Performing URP Operations

The instructions mentioned in the section are applicable only for the Serverless approach.

The Big Data Protector on the EMR Serverless architecture provides the following approaches to perform URP operations:

  • AWS Web UI - operations using this approach returns only the driver logs.
  • AWS CLI - operations using this approach returns both the driver and executor logs.

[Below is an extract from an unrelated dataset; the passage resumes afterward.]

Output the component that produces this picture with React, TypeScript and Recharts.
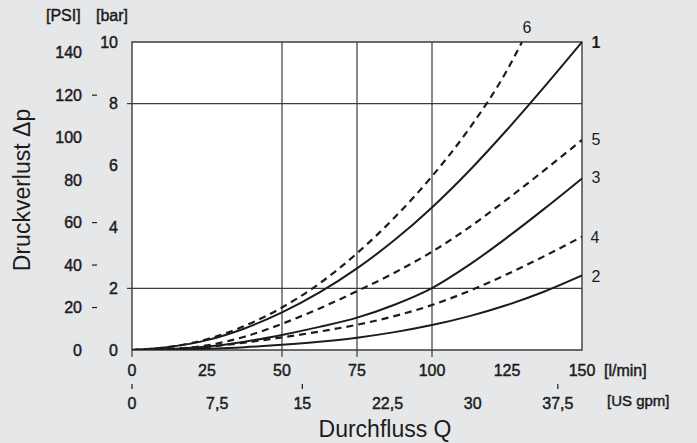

Creating the EMR Serverless Application for Spark

  1. Log in to the AWS console.
  2. Navigate to the EMR page.
  3. From the left pane, click EMR Serverless.
  4. Under Manage applications, select the required EMR studio.
  5. Click Manage applications.
  6. Click Create application.
  7. Under Application settings, specify a value for the following:
    1. Name
    2. Type
    3. Release version
  8. Under Application setup options, select the Use custom settings option.
  9. Under Custom image settings, select the Use the custom image with this application check box.
  10. Browse and select the required image from the Elastic Container Repository.
  11. Under Application logs and metrics, select the Deliver logs to Amazon CloudWatch check box.
  12. In the Log group name box, enter the name for the CloudWatch Log group. The name must be the same as that of the group created to fetch logs from the application.
  13. Under Interactive endpoint, select the Enable endpoint for EMR studio check box to analyze data in Jupyter notebooks on EMR Serverless. This is optional.
  14. Under Network connections, from the Virtual private cloud (VPC) list, select the required VPC.
  15. Select the required Subnets and the Security groups.
  16. Under Application behavior, set the required time to stop the application.
  17. Click Create and start application.

Submitting a Spark Job

  1. Create a Spark script using Protegrity functions.
  2. Upload the Spark script to the S3 bucket.
  3. Using the AWS CLI/CloudShell, submit the job. A sample command is listed below.
    aws emr-serverless start-job-run \
    --region <region_name> \
    --application-id <application_id> \
    --execution-role-arn arn:aws:iam::<Account_ID>:role/EMR-Servlerless-Execution-Role \
    --job-driver '{
        "sparkSubmit": {
        "entryPoint": "s3://<script_path>/<script_name>.py"
        }
    }' \
    --configuration-overrides '{
        "monitoringConfiguration": {
        "cloudWatchLoggingConfiguration": {
            "enabled": true,
            "logGroupName": "<log_group_name>",
            "logStreamNamePrefix": "emrs",
            "logTypes": {
            "SPARK_DRIVER": ["STDOUT","STDERR"],
            "SPARK_EXECUTOR": ["STDOUT","STDERR"]
            }
        }
        }
    }'
    

Last modified : January 13, 2026